Purja’s comments echo Mingma G’s, who mentioned that descent was rather straightforward, thanks to the fixed ropes.

This contradicts Pakistani climbing legend Nazir Sabir’s recent speculations. Last week, Sabir accused the Nepali climbers of retrieving the ropes as they returned from the summit, implying that this could have affected the safety of John Snorri, Ali Sadpara, and Juan Pablo Mohr, who went missing during their own summit push on February 5.

Purja declined to comment about what happened at Camp 3, when the Seven Summit Treks climbers found so few tents for so many people, saying that he was not there at the time. But he did suggest how to prevent such events from happening in the future: “[Plan] everything meticulously, check everything in advance, and have contingency plans,” he said.

Purja explained that he made the extra effort to climb to Camp 2 ahead of time in order to check the state of the tents and gear after a wind storm and before the summit push. “You need to have a backup plan,” he said. “After so many days in Base Camp, you either need to go and check as I did or carry the gear yourself.”

In the interview, Purja stated that he had meant to climb without supplementary oxygen from “Day 1”, and that he was aware of the magnitude of the challenge: First, because he was not acclimatized enough. Second, on his first rotation to Camp 3, he frostnipped three fingers. Third, because from the outset, he wanted all the Nepalis to reach the summit together while singing their country’s anthem. And finally, because he was concerned that without O2, he would not be able to keep pace with his Sherpa partners, whom he described as always fast but nearly “superhuman” when climbing on O2.

However, everything went according to plan. He used no O2 and noted, “Some of my friends were like Wow, even on oxygen they couldn’t catch up with me.”

Here is the interview (in English):


When did the Nepalis plan their summit push?

In general, Nirmal Purja’s remarks suggest that all the Nepali climbers who headed up to Camps 2 and 3 on January 14 may have planned a joint summit push in advance. Back then, however, Mingma G’s group, the SST Sherpas, and Purja’s own men seemed to be heading up independently to further acclimatize, to rebuild Camp 2 (Purja’s group), and to fix the route to Camp 4 (Mingma G’s group).

Earlier, Purja confirmed that wind had seriously damaged his Camp 2, destroying tents and blowing away gear. “I am just a bit gutted about missing another summit window,” he wrote on January 10, “but the plan is still ON, and the summit plan will be pushed a bit late in the season.”

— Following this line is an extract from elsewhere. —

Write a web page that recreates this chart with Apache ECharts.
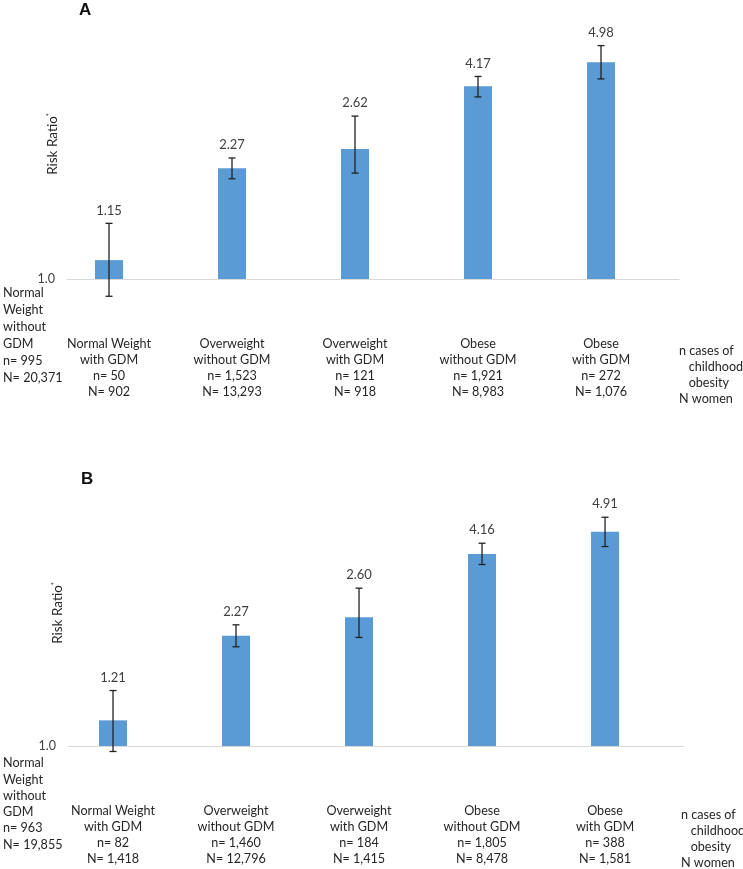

In fact, Purja didn’t miss that beautiful summit window after all and joined forces with Mingma G and SST’s Sona Sherpa in an all-Nepali summit push.

While this was going on, John Snorri’s team was in Camp 2, about to head to Camp 3. On January 15, Snorri posted: “Today we will take our tent and oxygen to Camp 3. We are making all decisions [based on] our former experience, weather reports, and insights. It is important to keep focus in these difficult circumstances, the unpredictable mountain K2, and the surrounding competitive spirit.”

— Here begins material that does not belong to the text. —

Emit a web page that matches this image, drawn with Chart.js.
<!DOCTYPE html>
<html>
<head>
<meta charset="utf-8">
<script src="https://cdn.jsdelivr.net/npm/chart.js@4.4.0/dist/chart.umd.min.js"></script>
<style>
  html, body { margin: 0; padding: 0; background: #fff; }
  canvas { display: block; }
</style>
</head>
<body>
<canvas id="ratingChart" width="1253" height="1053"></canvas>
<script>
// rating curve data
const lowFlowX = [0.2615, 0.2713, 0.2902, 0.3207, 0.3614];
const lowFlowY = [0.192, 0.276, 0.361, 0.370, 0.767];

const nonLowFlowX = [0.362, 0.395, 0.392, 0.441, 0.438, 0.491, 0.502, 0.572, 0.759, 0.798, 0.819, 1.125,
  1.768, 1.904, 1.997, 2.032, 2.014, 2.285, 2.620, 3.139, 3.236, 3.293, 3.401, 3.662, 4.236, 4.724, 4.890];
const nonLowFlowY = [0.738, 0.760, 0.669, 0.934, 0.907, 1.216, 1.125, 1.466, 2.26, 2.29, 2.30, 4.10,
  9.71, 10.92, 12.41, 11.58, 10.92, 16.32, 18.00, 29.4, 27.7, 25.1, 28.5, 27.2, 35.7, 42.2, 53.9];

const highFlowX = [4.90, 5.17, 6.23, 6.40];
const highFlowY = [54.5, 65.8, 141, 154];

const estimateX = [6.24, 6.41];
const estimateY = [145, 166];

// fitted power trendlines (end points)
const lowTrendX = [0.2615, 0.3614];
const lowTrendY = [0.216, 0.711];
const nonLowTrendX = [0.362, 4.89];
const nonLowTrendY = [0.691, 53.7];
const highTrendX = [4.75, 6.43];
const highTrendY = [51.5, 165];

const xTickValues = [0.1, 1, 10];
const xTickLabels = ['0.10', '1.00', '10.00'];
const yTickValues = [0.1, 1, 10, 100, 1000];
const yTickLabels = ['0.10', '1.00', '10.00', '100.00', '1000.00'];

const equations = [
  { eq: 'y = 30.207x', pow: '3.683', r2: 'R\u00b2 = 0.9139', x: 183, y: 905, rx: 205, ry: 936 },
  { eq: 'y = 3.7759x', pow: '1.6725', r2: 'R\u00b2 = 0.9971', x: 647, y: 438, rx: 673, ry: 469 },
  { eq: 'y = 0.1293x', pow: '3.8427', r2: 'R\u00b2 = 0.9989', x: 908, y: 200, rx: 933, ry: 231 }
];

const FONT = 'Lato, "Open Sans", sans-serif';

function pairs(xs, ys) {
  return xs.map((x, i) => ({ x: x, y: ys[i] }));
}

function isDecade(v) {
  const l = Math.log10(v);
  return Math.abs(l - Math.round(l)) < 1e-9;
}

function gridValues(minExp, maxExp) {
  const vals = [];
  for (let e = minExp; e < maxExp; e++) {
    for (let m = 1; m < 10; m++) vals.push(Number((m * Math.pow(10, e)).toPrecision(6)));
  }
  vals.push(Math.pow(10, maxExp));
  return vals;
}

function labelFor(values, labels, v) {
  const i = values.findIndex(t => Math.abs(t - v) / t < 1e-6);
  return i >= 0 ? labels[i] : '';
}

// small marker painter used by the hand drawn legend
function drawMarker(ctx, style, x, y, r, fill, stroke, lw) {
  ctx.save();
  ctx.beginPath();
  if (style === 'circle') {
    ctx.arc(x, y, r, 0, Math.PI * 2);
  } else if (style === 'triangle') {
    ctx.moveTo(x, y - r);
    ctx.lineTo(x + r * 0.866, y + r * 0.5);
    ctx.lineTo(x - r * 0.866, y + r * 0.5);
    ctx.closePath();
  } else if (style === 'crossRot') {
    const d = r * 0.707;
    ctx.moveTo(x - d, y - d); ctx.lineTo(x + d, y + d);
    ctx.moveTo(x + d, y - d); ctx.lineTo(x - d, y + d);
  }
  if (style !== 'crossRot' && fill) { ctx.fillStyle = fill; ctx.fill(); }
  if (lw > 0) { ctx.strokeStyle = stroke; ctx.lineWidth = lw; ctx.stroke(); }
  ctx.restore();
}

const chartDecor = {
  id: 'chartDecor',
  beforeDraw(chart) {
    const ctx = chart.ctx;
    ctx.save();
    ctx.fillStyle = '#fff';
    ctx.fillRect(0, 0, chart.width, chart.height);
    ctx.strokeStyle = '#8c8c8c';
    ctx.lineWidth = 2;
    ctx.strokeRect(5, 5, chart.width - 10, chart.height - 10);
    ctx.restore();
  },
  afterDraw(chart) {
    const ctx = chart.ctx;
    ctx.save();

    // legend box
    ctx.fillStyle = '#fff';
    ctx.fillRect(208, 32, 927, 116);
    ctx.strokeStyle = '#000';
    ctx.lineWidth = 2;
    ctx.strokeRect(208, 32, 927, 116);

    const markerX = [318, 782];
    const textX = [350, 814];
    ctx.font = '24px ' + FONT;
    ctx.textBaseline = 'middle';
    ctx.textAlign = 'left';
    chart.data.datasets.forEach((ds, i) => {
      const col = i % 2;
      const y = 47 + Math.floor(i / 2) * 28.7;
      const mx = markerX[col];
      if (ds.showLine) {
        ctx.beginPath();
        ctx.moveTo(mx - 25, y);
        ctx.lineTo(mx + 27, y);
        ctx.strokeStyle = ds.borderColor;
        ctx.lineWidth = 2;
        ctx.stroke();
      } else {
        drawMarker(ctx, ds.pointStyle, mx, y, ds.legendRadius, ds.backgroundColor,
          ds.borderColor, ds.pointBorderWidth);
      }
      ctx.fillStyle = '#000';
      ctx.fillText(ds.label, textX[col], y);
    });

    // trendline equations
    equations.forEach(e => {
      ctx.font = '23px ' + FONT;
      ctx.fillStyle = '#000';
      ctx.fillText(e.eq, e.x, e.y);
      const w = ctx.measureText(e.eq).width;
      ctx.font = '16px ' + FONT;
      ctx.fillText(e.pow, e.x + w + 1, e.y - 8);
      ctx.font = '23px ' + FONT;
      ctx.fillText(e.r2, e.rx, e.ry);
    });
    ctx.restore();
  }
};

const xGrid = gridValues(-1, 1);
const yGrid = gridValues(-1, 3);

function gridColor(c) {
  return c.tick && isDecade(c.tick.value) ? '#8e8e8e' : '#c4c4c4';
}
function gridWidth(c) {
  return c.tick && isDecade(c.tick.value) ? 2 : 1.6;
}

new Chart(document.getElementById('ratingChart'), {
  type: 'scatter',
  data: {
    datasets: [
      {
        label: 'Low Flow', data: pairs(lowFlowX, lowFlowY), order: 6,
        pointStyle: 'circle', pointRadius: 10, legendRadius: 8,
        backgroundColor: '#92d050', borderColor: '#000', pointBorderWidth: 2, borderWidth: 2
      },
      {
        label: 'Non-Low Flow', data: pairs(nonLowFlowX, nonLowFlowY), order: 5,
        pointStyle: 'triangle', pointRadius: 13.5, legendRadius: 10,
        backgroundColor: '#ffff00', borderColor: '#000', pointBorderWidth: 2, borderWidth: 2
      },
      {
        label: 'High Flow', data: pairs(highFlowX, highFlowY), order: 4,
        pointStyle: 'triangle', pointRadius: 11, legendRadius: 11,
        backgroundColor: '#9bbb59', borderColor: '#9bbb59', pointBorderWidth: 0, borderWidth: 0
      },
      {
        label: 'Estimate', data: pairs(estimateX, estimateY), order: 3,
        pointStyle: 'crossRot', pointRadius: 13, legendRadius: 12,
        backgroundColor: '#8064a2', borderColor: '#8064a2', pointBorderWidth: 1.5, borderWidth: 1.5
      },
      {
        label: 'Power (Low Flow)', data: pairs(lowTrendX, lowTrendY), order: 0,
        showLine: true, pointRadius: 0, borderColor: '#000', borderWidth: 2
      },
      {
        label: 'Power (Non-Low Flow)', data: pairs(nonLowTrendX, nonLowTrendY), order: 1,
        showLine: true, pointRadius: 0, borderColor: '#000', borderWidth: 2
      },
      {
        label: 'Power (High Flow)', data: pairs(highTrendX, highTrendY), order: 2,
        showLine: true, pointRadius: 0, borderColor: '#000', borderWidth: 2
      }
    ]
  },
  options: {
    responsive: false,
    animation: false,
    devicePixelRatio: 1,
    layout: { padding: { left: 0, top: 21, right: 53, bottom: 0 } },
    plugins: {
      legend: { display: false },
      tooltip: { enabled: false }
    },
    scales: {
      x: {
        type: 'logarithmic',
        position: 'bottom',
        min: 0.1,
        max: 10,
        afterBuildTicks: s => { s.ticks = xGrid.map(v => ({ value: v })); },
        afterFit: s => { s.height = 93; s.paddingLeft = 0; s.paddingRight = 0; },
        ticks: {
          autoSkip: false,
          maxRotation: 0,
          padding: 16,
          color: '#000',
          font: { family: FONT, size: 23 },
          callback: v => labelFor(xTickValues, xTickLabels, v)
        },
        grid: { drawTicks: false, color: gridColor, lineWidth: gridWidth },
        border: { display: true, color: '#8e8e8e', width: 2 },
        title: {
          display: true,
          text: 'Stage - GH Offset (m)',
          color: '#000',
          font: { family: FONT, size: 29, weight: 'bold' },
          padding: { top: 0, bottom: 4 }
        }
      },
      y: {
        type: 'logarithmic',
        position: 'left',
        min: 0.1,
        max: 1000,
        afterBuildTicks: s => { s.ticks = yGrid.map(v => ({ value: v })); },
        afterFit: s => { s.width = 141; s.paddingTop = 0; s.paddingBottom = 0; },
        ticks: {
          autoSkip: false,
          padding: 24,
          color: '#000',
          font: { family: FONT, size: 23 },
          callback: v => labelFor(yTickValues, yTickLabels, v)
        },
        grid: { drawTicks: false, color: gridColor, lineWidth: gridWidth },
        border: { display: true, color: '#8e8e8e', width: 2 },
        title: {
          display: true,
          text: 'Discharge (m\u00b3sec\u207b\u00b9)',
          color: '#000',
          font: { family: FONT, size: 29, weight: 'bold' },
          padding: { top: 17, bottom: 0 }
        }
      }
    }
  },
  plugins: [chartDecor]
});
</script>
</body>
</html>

John Snorri shows destroyed tents behind him at Camp 2 on January 15. Video frame from John Snorri’s Instagram


It was still windy, and Snorri was not sure if the weather would improve. But Mingma G explained later that the Nepalis had their own forecasts confirming the weather window, so they pushed ahead.

Meanwhile, Snorri ultimately decided to take a load of gear to their Camp 3 (lower than the Nepalis’), then retreat for one more night to Camp 2, after which they returned to Base Camp. Ironically, it was they who missed the summit window.

If Snorri and the Sadparas had reached and stayed in the “higher” Camp 3, they would have seen the Nepali team setting off toward the top. Would have they joined them, turning the push into an international one? Would it have been welcomed in the “competitive spirit” to which John Snorri alluded?

Sadly, Snorri will never be able to explain his version of events. Nirmal Purja did not mention the other climbers. But Mingma G did, in an interview with Dream Wanderlust:

On January 14, he said, “a few foreigners [Mingma means non-Nepalis, although his statement also includes Ali and Sajid Sadpara, who were at home there in Pakistan] were resting at Camp 2, right below the Chimney. On January 15, it was a little windy and not at all possible to come from [that] lower camp to Camp 3 directly. In winter, it takes a lot of time to climb up, nothing like in summer. They needed a middle camp between lower camp and Camp 3 since they lost the tent there on January 14. So they could not match our timeline on January 16. This is also why it was only the Nepalese team that went to the summit.”